There’s no excuse. These are, I say, evil outcomes, certainly. And plans that risk them or prepare for them have their uses, but at the risk of causing this effect, which I would say is absolutely unconscionable, as well as a vast diversion of the world’s resources that are needed otherwise.

Daniel Ellsberg ends his book, The Doomsday Machine, Confessions of a Nuclear War Planner with this:

“Is it simply quixotic to hope to preserve human civilization from either the effects of burning fossil fuels or preparing for nuclear war? As Martin Luther King Jr. warned us, one year to the day before his death, “There is such a thing as being too late.” In challenging us on April 4, 1967, to recognize “the fierce urgency of now” he was speaking of the “madness of Vietnam,” but he also alluded on that same occasion to nuclear weapons and to the even larger madness that has been the subject of this book: “We still have a choice today: nonviolent coexistence or violent co-annihilation.”

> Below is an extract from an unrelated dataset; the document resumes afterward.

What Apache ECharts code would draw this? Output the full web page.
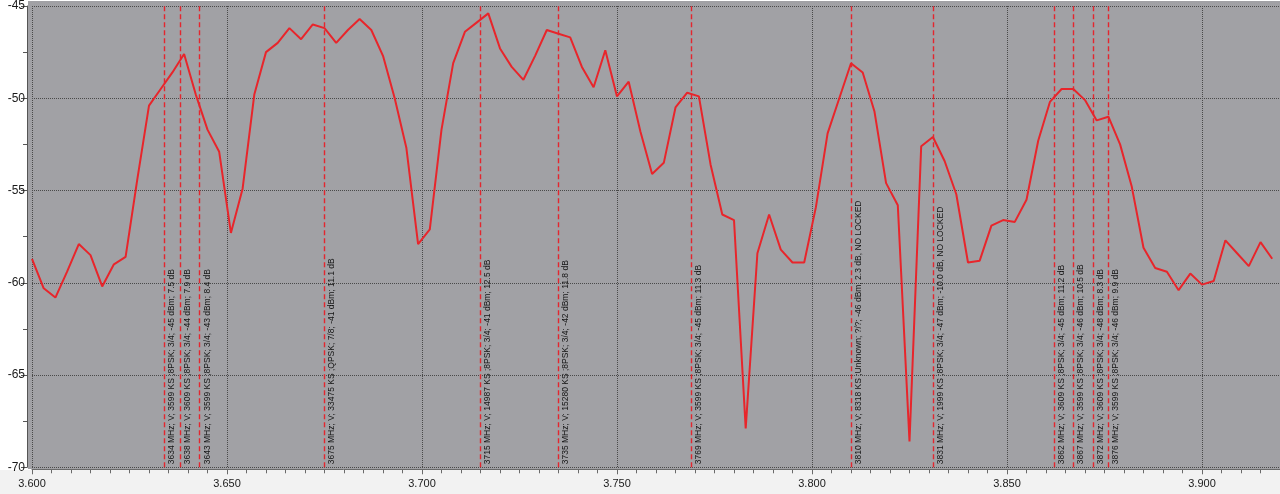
<!DOCTYPE html>
<html><head><meta charset="utf-8">
<script src="https://cdn.jsdelivr.net/npm/echarts@6/dist/echarts.min.js"></script>
<style>html,body{margin:0;padding:0;background:#ffffff}#c{width:1280px;height:494px}</style>
</head><body><div id="c"></div>
<script>
// Frequencies of the measured points (MHz)
const freqsMHz = [3600,3603,3606,3609,3612,3615,3618,3621,3624,3627,3630,3633,3636,3639,3642,3645,3648,3651,3654,3657,
3660,3663,3666,3669,3672,3675,3678,3681,3684,3687,3690,3693,3696,3699,3702,3705,3708,3711,3714,3717,
3720,3723,3726,3729,3732,3735,3738,3741,3744,3747,3750,3753,3756,3759,3762,3765,3768,3771,3774,3777,
3780,3783,3786,3789,3792,3795,3798,3801,3804,3807,3810,3813,3816,3819,3822,3825,3828,3831,3834,3837,
3840,3843,3846,3849,3852,3855,3858,3861,3864,3867,3870,3873,3876,3879,3882,3885,3888,3891,3894,3897,
3900,3903,3906,3909,3912,3915,3918];
// Measured level (dBm)
const levels = [-58.7,-60.3,-60.8,-59.4,-57.9,-58.5,-60.2,-59.0,-58.6,-54.4,-50.4,-49.5,-48.6,-47.6,-49.8,-51.7,-52.9,-57.3,-54.9,-49.8,
-47.5,-47.0,-46.2,-46.8,-46.0,-46.2,-47.0,-46.3,-45.7,-46.3,-47.7,-50.0,-52.7,-57.9,-57.1,-51.7,-48.1,-46.4,-45.9,-45.4,
-47.3,-48.3,-49.0,-47.7,-46.3,-46.5,-46.7,-48.3,-49.4,-47.4,-49.9,-49.1,-51.8,-54.1,-53.5,-50.5,-49.7,-49.9,-53.6,-56.3,
-56.6,-67.9,-58.4,-56.3,-58.2,-58.9,-58.9,-55.9,-51.9,-50.0,-48.1,-48.6,-50.7,-54.6,-55.8,-68.6,-52.6,-52.1,-53.4,-55.2,
-58.9,-58.8,-56.9,-56.6,-56.7,-55.5,-52.3,-50.2,-49.5,-49.5,-50.1,-51.2,-51.0,-52.5,-54.8,-58.1,-59.2,-59.4,-60.4,-59.5,
-60.1,-59.9,-57.7,-58.4,-59.1,-57.8,-58.7];
// Transponder markers
const markerFreqsMHz = [3634,3638,3643,3675,3715,3735,3769,3810,3831,3862,3867,3872,3876];
const markerLabels = [
 '3634 MHz; V; 3599 KS ;8PSK; 3/4; -45 dBm; 7.5 dB',
 '3638 MHz; V; 3609 KS ;8PSK; 3/4; -44 dBm; 7.9 dB',
 '3643 MHz; V; 3599 KS ;8PSK; 3/4; -43 dBm; 8.4 dB',
 '3675 MHz; V; 33475 KS ;QPSK; 7/8; -41 dBm; 11.1 dB',
 '3715 MHz; V; 14987 KS ;8PSK; 3/4; -41 dBm; 12.5 dB',
 '3735 MHz; V; 15280 KS ;8PSK; 3/4; -42 dBm; 11.8 dB',
 '3769 MHz; V; 3599 KS ;8PSK; 3/4; -45 dBm; 11.3 dB',
 '3810 MHz; V; 8318 KS ;Unknown; ?/?; -46 dBm; 2.3 dB, NO LOCKED',
 '3831 MHz; V; 1999 KS ;8PSK; 3/4; -47 dBm; -10.0 dB, NO LOCKED',
 '3862 MHz; V; 3609 KS ;8PSK; 3/4; -45 dBm; 11.2 dB',
 '3867 MHz; V; 3599 KS ;8PSK; 3/4; -46 dBm; 10.5 dB',
 '3872 MHz; V; 3609 KS ;8PSK; 3/4; -48 dBm; 8.3 dB',
 '3876 MHz; V; 3599 KS ;8PSK; 3/4; -46 dBm; 9.9 dB'
];
// Axis settings (GHz / dBm)
const xMin = 3.6, xMax = 3.92, xStep = 0.05;
const yMin = -70, yMax = -45, yStep = 5;

const seriesData = freqsMHz.map((f, i) => [f / 1000, levels[i]]);
const markData = markerFreqsMHz.map((f, i) => ({ xAxis: f / 1000, label: { formatter: markerLabels[i] } }));

const chart = echarts.init(document.getElementById('c'));
chart.setOption({
  animation: false,
  backgroundColor: '#ffffff',
  textStyle: { fontFamily: 'Liberation Sans, Arial, sans-serif' },
  grid: { left: 32, right: 0, top: 5.3, bottom: 26.7, containLabel: false },
  graphic: [{
    type: 'rect', z: -10, silent: true,
    shape: { x: 28, y: 1, width: 1252, height: 468 },
    style: { fill: '#a1a1a5' }
  }, {
    type: 'rect', z: -11, silent: true,
    shape: { x: 0, y: 470, width: 1280, height: 24 },
    style: { fill: '#f2f2f2' }
  }],
  xAxis: {
    type: 'value', min: xMin, max: xMax, interval: xStep, offset: 2,
    axisLine: { show: true, lineStyle: { color: '#6a6a6a', width: 1 } },
    axisTick: { show: true, length: 5, lineStyle: { color: '#6a6a6a' } },
    minorTick: { show: true, splitNumber: 10, length: 4, lineStyle: { color: '#6a6a6a' } },
    axisLabel: { color: '#1a1a1a', fontSize: 11, margin: 9, showMaxLabel: false,
      formatter: v => v.toFixed(3) },
    splitLine: { show: true, lineStyle: { type: 'dotted', color: '#4a4a4a', width: 1 } }
  },
  yAxis: {
    type: 'value', min: yMin, max: yMax, interval: yStep, offset: 5,
    axisLine: { show: true, lineStyle: { color: '#555555', width: 1 } },
    axisTick: { show: true, length: 6, lineStyle: { color: '#555555' } },
    minorTick: { show: true, splitNumber: 2, length: 4, lineStyle: { color: '#555555' } },
    axisLabel: { color: '#1a1a1a', fontSize: 12, margin: 2 },
    splitLine: { show: true, lineStyle: { type: 'dotted', color: '#4a4a4a', width: 1 } }
  },
  series: [{
    type: 'line', data: seriesData, showSymbol: false, symbol: 'none',
    lineStyle: { color: '#e8252b', width: 2 },
    z: 3,
    markLine: {
      silent: true, symbol: 'none', animation: false, precision: 6,
      lineStyle: { color: '#e4262e', type: [5, 3], width: 1.4, opacity: 1 },
      emphasis: { disabled: true },
      label: { show: true, position: 'insideStartBottom', color: '#151515', fontSize: 8.5,
        fontFamily: 'Liberation Sans, Arial, sans-serif', distance: 3 },
      data: markData
    }
  }]
});
</script></body></html>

He went on: “We must move past indecision to action.… If we do not act, we shall surely be dragged down the long, dark, and shameful corridors of time reserved for those who possess power without compassion, might without morality, and strength without sight. … Now let us begin. Now let us rededicate ourselves to the long and bitter, but beautiful, struggle for a new world.”

PAUL JAY: Thanks for joining us.

And thank you for joining us on Reality Asserts Itself—one hopes this is not a reality that is going to assert itself—on The Real News Network.